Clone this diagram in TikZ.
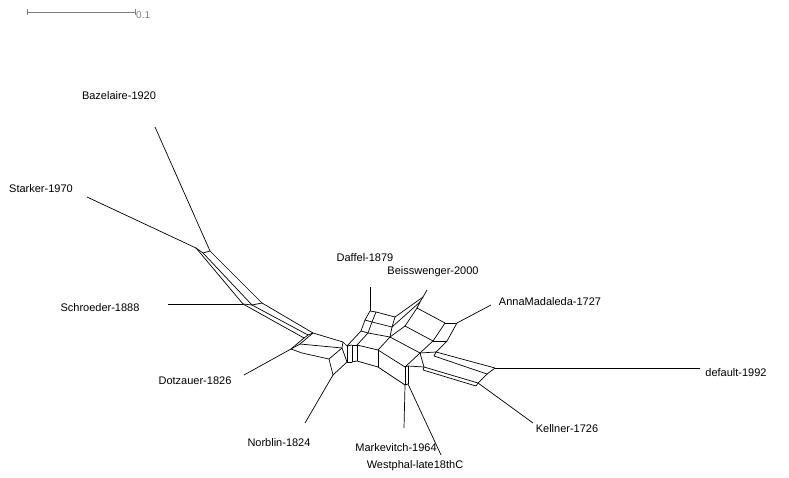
\documentclass[tikz,border=0pt]{standalone}
\usepackage{fontspec}
\setmainfont{Liberation Sans}
\usetikzlibrary{positioning}
\definecolor{barc}{HTML}{808080}

\begin{document}
\begin{tikzpicture}[x=1pt,y=-1pt,
    edge/.style={line width=0.7pt,line join=round},
    taxon/.style={font=\fontsize{11}{13}\selectfont,inner sep=0pt}]
  \useasboundingbox (0,0) rectangle (789,478);
  % scale bar
  \coordinate (sb0) at (27,12);
  \coordinate (sb1) at (135,12);
  \draw[barc,line width=0.6pt] (sb0) -- (sb1);
  \draw[barc,line width=0.6pt] ([yshift=-3pt]sb0) -- ([yshift=3pt]sb0);
  \draw[barc,line width=0.6pt] ([yshift=-3pt]sb1) -- ([yshift=3pt]sb1);
  \node[barc,font=\fontsize{10}{12}\selectfont,anchor=west,inner sep=0pt] (sblab) at (136,15) {0.1};

  % inner vertices of the network
  \foreach \n/\x/\y in {sS/196/248, sM/203/253, sB/210/251,
      hA/243/304, hB/252/305, hC/262/303,
      kA/304/338, kB/308/335, kC/313/333,
      dA/291/349, dC/300/344, dD/302/353,
      cT/343/342, n1/329/359, n2/342/348, n4/333/375,
      c1t/347/346, c2t/352/345, c3t/357/345,
      c1b/347/362, c2b/352/362, c3b/357/361,
      m1/378/350, m2/378/367,
      w1/405/367, w2/408/366, w3/405/385, w4/408/384,
      g1/420/353, g2/436/352, g4/434/356, g3/424/367, g5/423/370,
      R1/495/368, R2/487/374, R3/478/383, R4/476/386,
      a1/370/311, a2/376/312, a3/395/317,
      b1/365/320, b2/372/322, b3/392/327,
      q1/361/331, q2/368/333, q3/390/337,
      e1/423/297, e2/420/302, e3/417/308, x1/405/326,
      f2/445/323, f3/457/323, f4/433/341, f5/447/341}
    \coordinate (\n) at (\x,\y);

  % splits
  \foreach \a/\b in {sS/sM, sM/sB, sS/hA, sM/hB, sB/hC, hA/hB, hB/hC,
      hA/kA, hB/kB, hC/kC, kA/kB, kB/kC, kA/dA, kC/dC, dA/dC, dA/dD,
      kC/cT, cT/c1t, cT/n2, dC/n2, dD/n1, n1/n2, n2/c1b, c1b/n4, n4/n1,
      c1t/c2t, c2t/c3t, c1b/c2b, c2b/c3b, c1t/c1b, c2t/c2b, c3t/c3b,
      c3t/m1, c3b/m2, m1/m2, m1/w1, m2/w3,
      w1/w2, w1/w3, w2/w4, w3/w4,
      a1/a2, a2/a3, b1/b2, b2/b3, q1/q2, q2/q3,
      a1/b1, b1/q1, a2/b2, b2/q2, a3/b3, b3/q3,
      q1/c1t, q2/c3t, q3/m1, q3/g1, g1/w1,
      e1/e2, a3/e1, b3/e2, e2/e3, e3/f2, e3/x1, x1/f4, x1/q3,
      f2/f3, f2/f4, f3/f5, f4/f5,
      f4/g1, f5/g2, g1/g2, g2/g4, g2/R1, g4/R2, R1/R2, R2/R3, R3/R4,
      g1/g3, w2/g3, g3/g5, g3/R3, g5/R4}
    \draw[edge] (\a) -- (\b);

  % taxa
  \node[taxon] (baz) at (119,96) {Bazelaire-1920};
  \node[taxon] (sta) at (41,189) {Starker-1970};
  \node[taxon] (sch) at (100,308) {Schroeder-1888};
  \node[taxon] (dot) at (195,381) {Dotzauer-1826};
  \node[taxon] (nor) at (279,443) {Norblin-1824};
  \node[taxon] (mar) at (396,448) {Markevitch-1964};
  \node[taxon] (wes) at (415,466) {Westphal-late18thC};
  \node[taxon] (kel) at (567,429) {Kellner-1726};
  \node[taxon] (def) at (736,373) {default-1992};
  \node[taxon] (ann) at (550,302) {AnnaMadaleda-1727};
  \node[taxon] (bei) at (433,272) {Beisswenger-2000};
  \node[taxon] (daf) at (365,258) {Daffel-1879};

  % leaf edges
  \foreach \t/\x/\y/\v in {baz/155/127/sB, sta/87/197/sS, sch/168/304/hA,
      dot/244/375/dA, nor/305/423/n4, mar/404/428/w3, wes/441/455/w4,
      kel/533/423/R3, def/700/368/R1, ann/491/305/f3, bei/427/290/e1,
      daf/370/287/a1} {
    \coordinate (\t-end) at (\x,\y);
    \draw[edge] (\t-end) -- (\v);
  }
\end{tikzpicture}
\end{document}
——————————
▸ **DIRECTIVE**
Write out again exactly the lines from the start of the data above through the line containing "sep=0pt] (sblab) at", inclusive, excluding any pictures.

▸ **TASK OUTPUT**
Clone this diagram in TikZ.
\documentclass[tikz,border=0pt]{standalone}
\usepackage{fontspec}
\setmainfont{Liberation Sans}
\usetikzlibrary{positioning}
\definecolor{barc}{HTML}{808080}

\begin{document}
\begin{tikzpicture}[x=1pt,y=-1pt,
    edge/.style={line width=0.7pt,line join=round},
    taxon/.style={font=\fontsize{11}{13}\selectfont,inner sep=0pt}]
  \useasboundingbox (0,0) rectangle (789,478);
  % scale bar
  \coordinate (sb0) at (27,12);
  \coordinate (sb1) at (135,12);
  \draw[barc,line width=0.6pt] (sb0) -- (sb1);
  \draw[barc,line width=0.6pt] ([yshift=-3pt]sb0) -- ([yshift=3pt]sb0);
  \draw[barc,line width=0.6pt] ([yshift=-3pt]sb1) -- ([yshift=3pt]sb1);
  \node[barc,font=\fontsize{10}{12}\selectfont,anchor=west,inner sep=0pt] (sblab) at (136,15) {0.1};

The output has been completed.